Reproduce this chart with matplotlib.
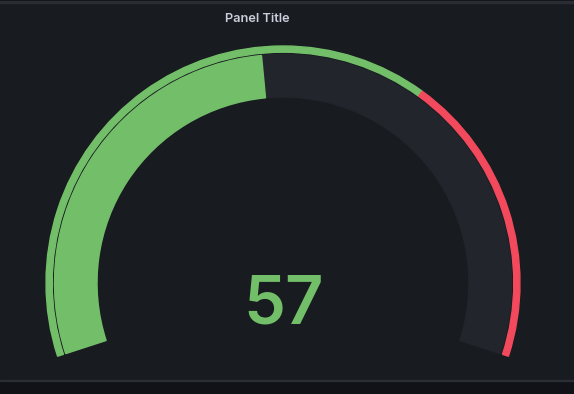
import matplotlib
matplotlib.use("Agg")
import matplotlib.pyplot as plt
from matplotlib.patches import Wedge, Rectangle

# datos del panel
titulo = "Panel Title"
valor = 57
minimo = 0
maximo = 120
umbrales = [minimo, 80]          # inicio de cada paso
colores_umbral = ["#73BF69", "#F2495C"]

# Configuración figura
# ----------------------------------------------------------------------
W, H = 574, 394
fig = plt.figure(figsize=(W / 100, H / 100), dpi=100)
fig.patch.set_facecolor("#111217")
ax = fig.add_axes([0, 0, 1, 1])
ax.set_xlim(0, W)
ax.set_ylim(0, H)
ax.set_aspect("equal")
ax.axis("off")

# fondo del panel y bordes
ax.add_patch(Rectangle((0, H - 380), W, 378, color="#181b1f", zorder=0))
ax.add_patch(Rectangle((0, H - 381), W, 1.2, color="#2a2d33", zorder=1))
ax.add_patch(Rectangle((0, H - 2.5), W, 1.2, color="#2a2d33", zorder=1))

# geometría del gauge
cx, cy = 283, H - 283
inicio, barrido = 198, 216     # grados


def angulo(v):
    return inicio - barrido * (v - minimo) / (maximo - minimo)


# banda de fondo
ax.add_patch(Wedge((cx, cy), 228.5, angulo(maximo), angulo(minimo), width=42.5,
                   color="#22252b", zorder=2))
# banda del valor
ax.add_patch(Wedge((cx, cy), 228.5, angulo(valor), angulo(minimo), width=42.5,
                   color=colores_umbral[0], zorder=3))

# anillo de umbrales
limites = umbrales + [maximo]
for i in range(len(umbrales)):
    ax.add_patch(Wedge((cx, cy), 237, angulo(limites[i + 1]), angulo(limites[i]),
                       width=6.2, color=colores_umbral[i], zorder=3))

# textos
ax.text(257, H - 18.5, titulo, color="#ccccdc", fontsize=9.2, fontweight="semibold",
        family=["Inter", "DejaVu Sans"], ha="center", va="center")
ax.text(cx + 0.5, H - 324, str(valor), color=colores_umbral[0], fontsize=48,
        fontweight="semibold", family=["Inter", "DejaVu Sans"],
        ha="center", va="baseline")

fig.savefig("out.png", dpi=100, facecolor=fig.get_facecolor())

* _STATED TASK_: Quote the material in full and exactly; do not carry over its pictures.

* _RIGHT ANSWER_:
Reproduce this chart with matplotlib.
import matplotlib
matplotlib.use("Agg")
import matplotlib.pyplot as plt
from matplotlib.patches import Wedge, Rectangle

# datos del panel
titulo = "Panel Title"
valor = 57
minimo = 0
maximo = 120
umbrales = [minimo, 80]          # inicio de cada paso
colores_umbral = ["#73BF69", "#F2495C"]

# Configuración figura
# ----------------------------------------------------------------------
W, H = 574, 394
fig = plt.figure(figsize=(W / 100, H / 100), dpi=100)
fig.patch.set_facecolor("#111217")
ax = fig.add_axes([0, 0, 1, 1])
ax.set_xlim(0, W)
ax.set_ylim(0, H)
ax.set_aspect("equal")
ax.axis("off")

# fondo del panel y bordes
ax.add_patch(Rectangle((0, H - 380), W, 378, color="#181b1f", zorder=0))
ax.add_patch(Rectangle((0, H - 381), W, 1.2, color="#2a2d33", zorder=1))
ax.add_patch(Rectangle((0, H - 2.5), W, 1.2, color="#2a2d33", zorder=1))

# geometría del gauge
cx, cy = 283, H - 283
inicio, barrido = 198, 216     # grados


def angulo(v):
    return inicio - barrido * (v - minimo) / (maximo - minimo)


# banda de fondo
ax.add_patch(Wedge((cx, cy), 228.5, angulo(maximo), angulo(minimo), width=42.5,
                   color="#22252b", zorder=2))
# banda del valor
ax.add_patch(Wedge((cx, cy), 228.5, angulo(valor), angulo(minimo), width=42.5,
                   color=colores_umbral[0], zorder=3))

# anillo de umbrales
limites = umbrales + [maximo]
for i in range(len(umbrales)):
    ax.add_patch(Wedge((cx, cy), 237, angulo(limites[i + 1]), angulo(limites[i]),
                       width=6.2, color=colores_umbral[i], zorder=3))

# textos
ax.text(257, H - 18.5, titulo, color="#ccccdc", fontsize=9.2, fontweight="semibold",
        family=["Inter", "DejaVu Sans"], ha="center", va="center")
ax.text(cx + 0.5, H - 324, str(valor), color=colores_umbral[0], fontsize=48,
        fontweight="semibold", family=["Inter", "DejaVu Sans"],
        ha="center", va="baseline")

fig.savefig("out.png", dpi=100, facecolor=fig.get_facecolor())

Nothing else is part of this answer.